One thing we as people have a tendency to do is throw around adjectives about people, places, or things without thinking about how the usage of the word could be taken into consideration. The word difficult means needing much effort or skill to accomplish, deal with or understand according to our friend Google. How does that translate to people? Does it mean that people are too lazy to put any effort or skill into dealing with or understanding others? Or does this simply mean that people use the word itself too much and they mean something else?
Putting this label on someone because they won’t do things your way is often how this is used in the workplace. Perhaps they make you follow rules, or enforce the rules that are already in place. Maybe they want to know information before adhering to a whim because you’ve decided that is what you want to do to win the sale or get something off your plate.
Though not at all exclusive to any one group, there are certainly some groups who have been described as difficult more than others. I am not a big fan of having a lot of conversation about my personal life in the workplace outside of a brief reference to my kids in the workplace.

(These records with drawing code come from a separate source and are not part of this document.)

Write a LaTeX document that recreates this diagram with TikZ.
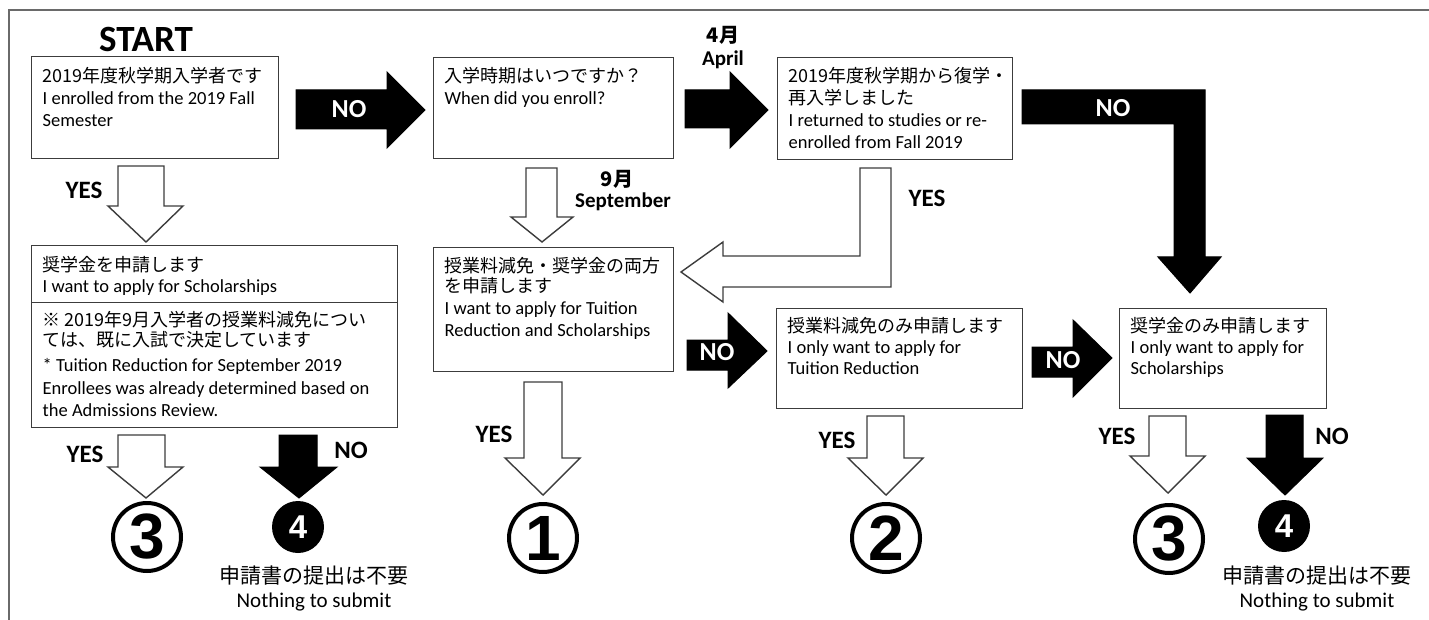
\documentclass[tikz,border=0pt]{standalone}
\usepackage{fontspec}
\setmainfont{Carlito}
\newfontfamily\jpfont{Noto Sans CJK JP}
\newfontfamily\numfont{Liberation Sans}
\definecolor{linec}{HTML}{3C3C3C}
\definecolor{framec}{HTML}{6A6A6A}
\newcommand\jp[2][18]{{\jpfont\fontsize{#1}{22}\selectfont #2}}
\newcommand\bxc[4]{\begin{minipage}[c][#2pt][t]{#1pt}\lineskiplimit=-30pt\fontsize{18.5}{22}\selectfont\rule{0pt}{#3pt}#4\end{minipage}}
% down arrow: style, shaft-left, shaft-right, head-left, head-right, tip-x, y-top, y-base, y-tip
\newcommand\barD[9]{\draw[#1] (#2,#7) -- (#3,#7) -- (#3,#8) -- (#5,#8) -- (#6,#9) -- (#4,#8) -- (#2,#8) -- cycle;}
% right arrow: style, shaft-top, shaft-bottom, head-top, head-bottom, tip-y, x-tail, x-base, x-tip
\newcommand\barR[9]{\draw[#1] (#7,#2) -- (#8,#2) -- (#8,#4) -- (#9,#6) -- (#8,#5) -- (#8,#3) -- (#7,#3) -- cycle;}
\tikzset{
  box/.style={draw=linec, line width=1.4pt, inner xsep=11pt, inner ysep=0pt, anchor=north west, fill=white},
  wa/.style={draw=linec, fill=white, line width=1.4pt, line join=miter},
  ba/.style={draw=black, fill=black, line width=1pt},
  lab/.style={font=\bfseries\fontsize{25}{25}\selectfont, anchor=base, inner sep=0pt},
  wlab/.style={lab, text=white, font=\bfseries\fontsize{26}{26}\selectfont},
  mlab/.style={font=\bfseries\fontsize{21}{21}\selectfont, anchor=base, inner sep=0pt},
  ring/.style={circle, draw=black, line width=4pt, minimum size=68pt, inner sep=0pt, font=\numfont\bfseries\fontsize{64}{64}\selectfont},
  dot/.style={circle, fill=black, minimum size=52pt, inner sep=0pt, text=white, font=\numfont\bfseries\fontsize{33}{33}\selectfont},
  jplab/.style={anchor=base, inner sep=0pt, font=\jpfont\fontsize{21}{21}\selectfont},
  enlab/.style={anchor=base, inner sep=0pt, font=\fontsize{21}{21}\selectfont}
}
\begin{document}
\begin{tikzpicture}[x=1pt,y=-1pt]
\useasboundingbox (0,0) rectangle (1429,620);
\fill[white] (0,0) rectangle (1429,620);
\draw[framec, line width=2.6pt] (9,620) -- (9,10) -- (1429,10);

\node[anchor=base, inner sep=0pt, font=\bfseries\fontsize{37}{37}\selectfont] (start) at (146,52) {START};

% boxes
\node[box] (b1) at (31,56) {\bxc{225}{102}{26}{\jp{2019年度秋学期入学者です}\\I enrolled from the 2019 Fall\\Semester}};
\node[box] (b2) at (433,57) {\bxc{218}{101}{25}{\jp{入学時期はいつですか？}\\When did you enroll?}};
\node[box] (b3) at (777,57) {\bxc{213}{102}{25}{\jp{2019年度秋学期から復学・}\\\jp{再入学しました}\\I returned to studies or re-\\enrolled from Fall 2019}};
\node[box] (b4a) at (31,245) {\bxc{344}{57}{26}{\jp{奨学金を申請します}\\[-1pt]I want to apply for Scholarships}};
\node[box] (b4b) at (31,302) {\bxc{344}{125}{24}{\jp{※ 2019年9月入学者の授業料減免につい}\\[-2pt]\jp{ては、既に入試で決定しています}\\[3pt]* Tuition Reduction for September 2019\\[1pt]Enrollees was already determined based on\\the Admissions Review.}};
\node[box] (b5) at (433,247) {\bxc{218}{124}{25}{\jp{授業料減免・奨学金の両方}\\[-2pt]\jp{を申請します}\\I want to apply for Tuition\\Reduction and Scholarships}};
\node[box] (b6) at (776,308) {\bxc{224}{100}{24}{\jp{授業料減免のみ申請します}\\[-1pt]I only want to apply for\\[-1pt]Tuition Reduction}};
\node[box] (b7) at (1119,308) {\bxc{185}{100}{24}{\jp{奨学金のみ申請します}\\[-1pt]I only want to apply for\\[-1pt]Scholarships}};

% black right arrows
\barR{ba}{90}{129}{72}{148}{110}{296}{387}{425}
\barR{ba}{90}{128}{72}{148}{110}{685}{730}{768}
\barR{ba}{340}{370}{313}{388}{351}{687}{728}{767}
\barR{ba}{347}{377}{320}{397}{358}{1032}{1073}{1112}
% L-shaped arrows
\draw[ba] (1022,90) -- (1205,90) -- (1205,257) -- (1221,257) -- (1190,293) -- (1158,257) -- (1174,257) -- (1174,124) -- (1022,124) -- cycle;
\draw[wa] (860,168) -- (891,168) -- (891,287) -- (723,287) -- (723,302) -- (681,272) -- (723,242) -- (723,256) -- (860,256) -- cycle;
% down arrows
\barD{wa}{118}{164}{108}{183}{146}{166}{206}{242}
\barD{wa}{526}{557}{511}{573}{542}{168}{217}{242}
\barD{wa}{118}{165}{108}{183}{146}{435}{467}{498}
\barD{ba}{279}{317}{260}{337}{299}{435}{467}{498}
\barD{wa}{524}{562}{505}{580}{543}{382}{458}{495}
\barD{wa}{867}{904}{848}{923}{886}{416}{458}{495}
\barD{wa}{1149}{1186}{1130}{1205}{1168}{416}{456}{493}
\barD{ba}{1266}{1303}{1247}{1323}{1285}{415}{458}{495}

% arrow labels
\node[wlab] (n1) at (349,118) {NO};
\node[mlab, font=\jpfont\bfseries\fontsize{20}{20}\selectfont] (apr1) at (723,43) {4月};
\node[mlab] (apr2) at (723,66) {April};
\node[wlab] (n2) at (1113,117) {NO};
\node[lab] (y1) at (84,199) {YES};
\node[mlab, font=\jpfont\bfseries\fontsize{20}{20}\selectfont] (sep1) at (617,187) {9月};
\node[mlab] (sep2) at (623,208) {September};
\node[lab] (y2) at (927,207) {YES};
\node[wlab] (n3) at (717,360) {NO};
\node[wlab] (n4) at (1063,368) {NO};
\node[lab] (y3) at (85,462) {YES};
\node[lab] (n5) at (351,458) {NO};
\node[lab] (y4) at (494,442) {YES};
\node[lab] (y5) at (837,448) {YES};
\node[lab] (y6) at (1117,444) {YES};
\node[lab] (n6) at (1332,444) {NO};

% outcomes
\node[ring] (c3a) at (147,537) {3};
\node[dot] (c4a) at (298,527) {4};
\node[ring] (c1) at (543,538) {1};
\node[ring] (c2) at (886,538) {2};
\node[ring] (c3b) at (1169,539) {3};
\node[dot] (c4b) at (1284,526) {4};
\node[jplab] (t1a) at (314,583) {申請書の提出は不要};
\node[enlab] (t1b) at (314,607) {Nothing to submit};
\node[jplab] (t2a) at (1317,583) {申請書の提出は不要};
\node[enlab] (t2b) at (1317,607) {Nothing to submit};
\end{tikzpicture}
\end{document}
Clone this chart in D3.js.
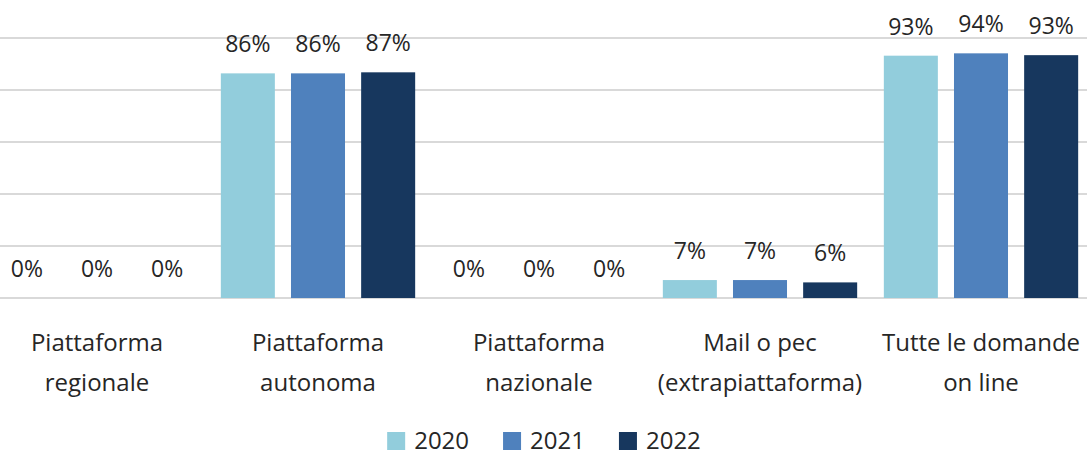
<!DOCTYPE html>
<html>
<head>
<meta charset="utf-8">
<script src="https://cdn.jsdelivr.net/npm/d3@7"></script>
<style>
  body { margin: 0; background: #ffffff; }
  text { font-family: "Open Sans", sans-serif; fill: #262626; }
</style>
</head>
<body>
<div id="chart"></div>
<script>
// data (percent)
var categories = [
  ["Piattaforma", "regionale"],
  ["Piattaforma", "autonoma"],
  ["Piattaforma", "nazionale"],
  ["Mail o pec", "(extrapiattaforma)"],
  ["Tutte le domande", "on line"]
];
var years = ["2020", "2021", "2022"];
var values2020 = [0, 86.4, 0, 6.9, 93.2];
var values2021 = [0, 86.4, 0, 6.9, 94.1];
var values2022 = [0, 86.8, 0, 6.0, 93.4];
var yTicks = [0, 20, 40, 60, 80, 100];
var colors = ["#92cddc", "#4f81bd", "#17375e"];

var series = [values2020, values2021, values2022];

var width = 1087, height = 457;

var svg = d3.select("#chart")
  .append("svg")
  .attr("width", width)
  .attr("height", height);

// scales
var catIdx = categories.map(function(d, i) { return i; });
var x0 = d3.scaleBand()
  .domain(catIdx)
  .range([-13.5, 1091.5])
  .padding(0);

var x1 = d3.scaleBand()
  .domain(years)
  .range([0, x0.bandwidth()])
  .paddingInner(0.23)
  .paddingOuter(0.19);

var y = d3.scaleLinear()
  .domain([0, 100])
  .range([298, 38]);

// gridlines
svg.append("g")
  .selectAll("line")
  .data(yTicks)
  .enter()
  .append("line")
    .attr("x1", 0)
    .attr("x2", width)
    .attr("y1", function(d) { return y(d); })
    .attr("y2", function(d) { return y(d); })
    .attr("stroke", "#d9d9d9")
    .attr("stroke-width", 2);

// one row per year/category
var rows = [];
years.forEach(function(yr, s) {
  series[s].forEach(function(v, i) {
    rows.push({year: yr, s: s, cat: i, value: v});
  });
});

svg.append("g")
  .selectAll("rect")
  .data(rows.filter(function(d) { return d.value > 0; }))
  .enter()
  .append("rect")
    .attr("x", function(d) { return x0(d.cat) + x1(d.year); })
    .attr("width", x1.bandwidth())
    .attr("y", function(d) { return y(d.value); })
    .attr("height", function(d) { return y(0) - y(d.value); })
    .attr("fill", function(d) { return colors[d.s]; });

// value labels
svg.append("g")
  .selectAll("text")
  .data(rows)
  .enter()
  .append("text")
    .attr("x", function(d) { return x0(d.cat) + x1(d.year) + x1.bandwidth() / 2; })
    .attr("y", function(d) { return y(d.value) - 21; })
    .attr("text-anchor", "middle")
    .style("font-size", "23px")
    .text(function(d) { return Math.round(d.value) + "%"; });

// category labels (two lines)
var catLabels = svg.append("g")
  .selectAll("text")
  .data(categories)
  .enter()
  .append("text")
    .attr("text-anchor", "middle")
    .style("font-size", "24px");

catLabels.selectAll("tspan")
  .data(function(d, i) { return d.map(function(t, k) { return {t: t, k: k, i: i}; }); })
  .enter()
  .append("tspan")
    .attr("x", function(d) { return x0(d.i) + x0.bandwidth() / 2; })
    .attr("y", function(d) { return 351 + d.k * 40; })
    .text(function(d) { return d.t; });

// legend
var legend = svg.append("g");
var lx = 0;
years.forEach(function(yr, s) {
  var item = legend.append("g").attr("transform", "translate(" + lx + ",0)");
  item.append("rect")
    .attr("x", 0)
    .attr("y", 432)
    .attr("width", 18)
    .attr("height", 18)
    .attr("fill", colors[s]);
  var t = item.append("text")
    .attr("x", 27)
    .attr("y", 449)
    .style("font-size", "24px")
    .text(yr);
  lx += 27 + t.node().getComputedTextLength() + 34;
});
lx -= 34;
legend.attr("transform", "translate(" + (544 - lx / 2) + ",0)");
</script>
</body>
</html>
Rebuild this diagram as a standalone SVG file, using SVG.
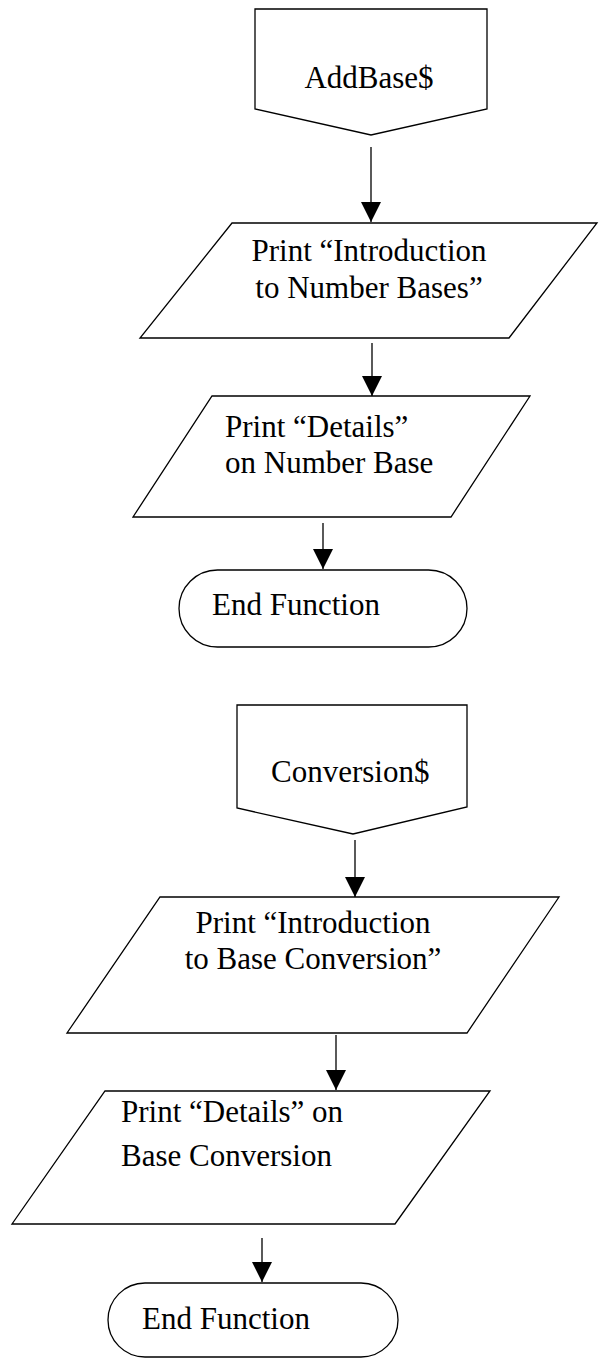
<svg xmlns="http://www.w3.org/2000/svg" width="599" height="1359" viewBox="0 0 599 1359">
<style>
.s{fill:#fff;stroke:#000;stroke-width:1.3;stroke-linejoin:miter}
.t{font-family:"Liberation Serif","Times New Roman",serif;font-size:31px;fill:#000}
.c{stroke:#000;stroke-width:1.3;fill:none}
</style>
<defs>
<marker id="ah" markerUnits="userSpaceOnUse" markerWidth="20" markerHeight="20" refX="20" refY="10" orient="auto">
<path d="M0,0 L20,10 L0,20 z" fill="#000"/>
</marker>
</defs>
<rect width="599" height="1359" fill="#fff"/>
<g id="n_addbase">
<polygon class="s" points="255,9 487,9 487,109 371,135 255,109"/>
<text class="t" x="369" y="88" text-anchor="middle">AddBase$</text>
</g>
<g id="n_print_intro1">
<polygon class="s" points="232,223 597,223 509,338 140,338"/>
<text class="t" x="369" y="261" text-anchor="middle">Print “Introduction</text>
<text class="t" x="369" y="298" text-anchor="middle">to Number Bases”</text>
</g>
<g id="n_print_details1">
<polygon class="s" points="212,396 530,396 451,517 133,517"/>
<text class="t" x="225" y="437">Print “Details”</text>
<text class="t" x="225" y="473">on Number Base</text>
</g>
<g id="n_end1">
<rect class="s" x="179" y="570" width="288" height="77" rx="38.5" ry="38.5"/>
<text class="t" x="212" y="615">End Function</text>
</g>
<g id="n_conversion">
<polygon class="s" points="237,705 467,705 467,807 353,834 237,808"/>
<text class="t" x="271" y="782">Conversion$</text>
</g>
<g id="n_print_intro2">
<polygon class="s" points="160,897 559,897 467,1033 67,1033"/>
<text class="t" x="313" y="933" text-anchor="middle">Print “Introduction</text>
<text class="t" x="313" y="969" text-anchor="middle">to Base Conversion”</text>
</g>
<g id="n_print_details2">
<polygon class="s" points="105,1091 490,1091 395,1224 12,1224"/>
<text class="t" x="121" y="1122">Print “Details” on</text>
<text class="t" x="121" y="1166">Base Conversion</text>
</g>
<g id="n_end2">
<rect class="s" x="108" y="1283" width="290" height="74" rx="37" ry="37"/>
<text class="t" x="142" y="1329">End Function</text>
</g>
<g id="connectors">
<line class="c" x1="371" y1="147" x2="371" y2="222" marker-end="url(#ah)"/>
<line class="c" x1="372" y1="343" x2="372" y2="396" marker-end="url(#ah)"/>
<line class="c" x1="323" y1="523" x2="323" y2="569" marker-end="url(#ah)"/>
<line class="c" x1="355" y1="840" x2="355" y2="897" marker-end="url(#ah)"/>
<line class="c" x1="336" y1="1035" x2="336" y2="1090" marker-end="url(#ah)"/>
<line class="c" x1="262" y1="1238" x2="262" y2="1282" marker-end="url(#ah)"/>
</g>
</svg>
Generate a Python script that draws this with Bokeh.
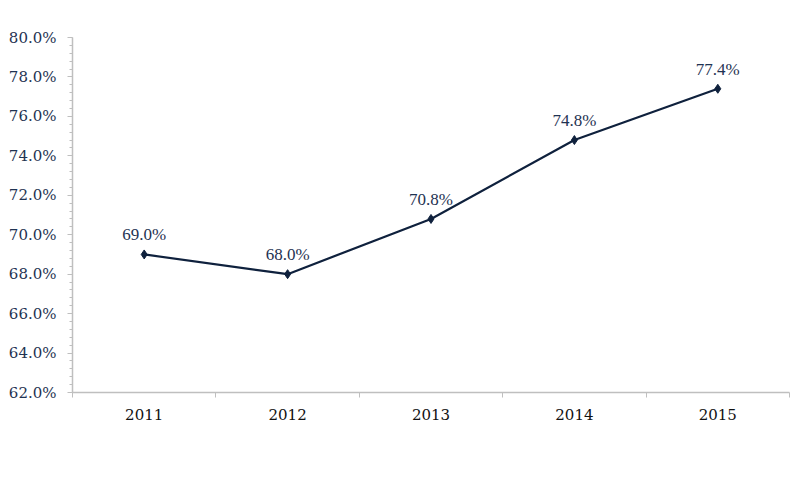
from bokeh.plotting import figure
from bokeh.models import Range1d, FixedTicker, ColumnDataSource, LabelSet, PrintfTickFormatter
from bokeh.embed import file_html
from bokeh.resources import INLINE

years = ["2011", "2012", "2013", "2014", "2015"]
values = [69.0, 68.0, 70.8, 74.8, 77.4]
labels = ["69.0%", "68.0%", "70.8%", "74.8%", "77.4%"]

FONT = "DejaVu Serif"
TXT = "#1f3352"
LINE = "#0f213d"
AX = "#bfbfbf"

xs = [i + 0.5 for i in range(len(years))]
src = ColumnDataSource(dict(x=xs, y=values, lab=labels))

p = figure(width=798, height=470, output_backend="svg", toolbar_location=None,
           x_range=Range1d(0, len(years)), y_range=Range1d(62, 80),
           min_border_left=72, min_border_right=9, min_border_top=37, min_border_bottom=78)
p.outline_line_color = None
p.grid.grid_line_color = None
p.background_fill_color = "white"
p.border_fill_color = "white"

p.line("x", "y", source=src, line_color=LINE, line_width=2.2)
p.scatter("x", "y", source=src, marker="diamond", size=9, color=LINE)

lbl = LabelSet(x="x", y="y", text="lab", source=src, text_align="center",
               text_baseline="bottom", y_offset=10, text_font=FONT,
               text_font_size="17px", text_color=TXT)
p.add_layout(lbl)

# x axis
xa = p.xaxis[0]
xa.ticker = FixedTicker(ticks=xs, minor_ticks=list(range(len(years) + 1)))
xa.major_label_overrides = {x: y for x, y in zip(xs, years)}
xa.major_tick_in = 0
xa.major_tick_out = 0
xa.minor_tick_in = 0
xa.minor_tick_out = 5
xa.minor_tick_line_color = AX
xa.axis_line_color = AX
xa.axis_line_width = 1.5
xa.major_label_standoff = 11
xa.major_label_text_font = FONT
xa.major_label_text_font_size = "15px"
xa.major_label_text_color = "#111111"

# y axis
ya = p.yaxis[0]
majors = list(range(62, 81, 2))
minors = [62 + 0.4 * i for i in range(46)]
ya.ticker = FixedTicker(ticks=majors, minor_ticks=minors)
ya.formatter = PrintfTickFormatter(format="%.1f%%")
ya.major_tick_in = 0
ya.major_tick_out = 5
ya.minor_tick_in = 0
ya.minor_tick_out = 3
ya.major_tick_line_color = AX
ya.minor_tick_line_color = AX
ya.axis_line_color = AX
ya.axis_line_width = 1.5
ya.major_label_standoff = 11
ya.major_label_text_font = FONT
ya.major_label_text_font_size = "15px"
ya.major_label_text_color = TXT

open("out.html", "w").write(file_html(p, INLINE))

Some don’t like that and consider it standoffish, which can translate to “difficult.” People should consider that many can’t afford to NOT follow the rules because they are already under a watchful eye due to their status in life and it is arrogant to think they should.
By suggesting a person go against policy to make your work life easier tells the other person you don’t care if they get fired as long as you don’t. It says you have no regard for them and what they could potentially be responsible for such as their kids, spouse, home, parents etc. It says you are so much into “self “that nothing but you matters. Granted sometimes the rules don’t seem like they are fair but when you work for a company you get to choose to work there so you have to work within the parameters of what the company has put in place or otherwise go through the proper channels to make a business case to get the rules changed if possible.
When I work with clients, one of the things we work through is vocabulary exchange. I believe if people had a better grasp of the over 171,000 words in the English language, they’d be better at communicating what they want others to hear and what they themselves heard. So before you label someone difficult again, ask yourself what it is that makes them difficult and why that is their problem vs yours.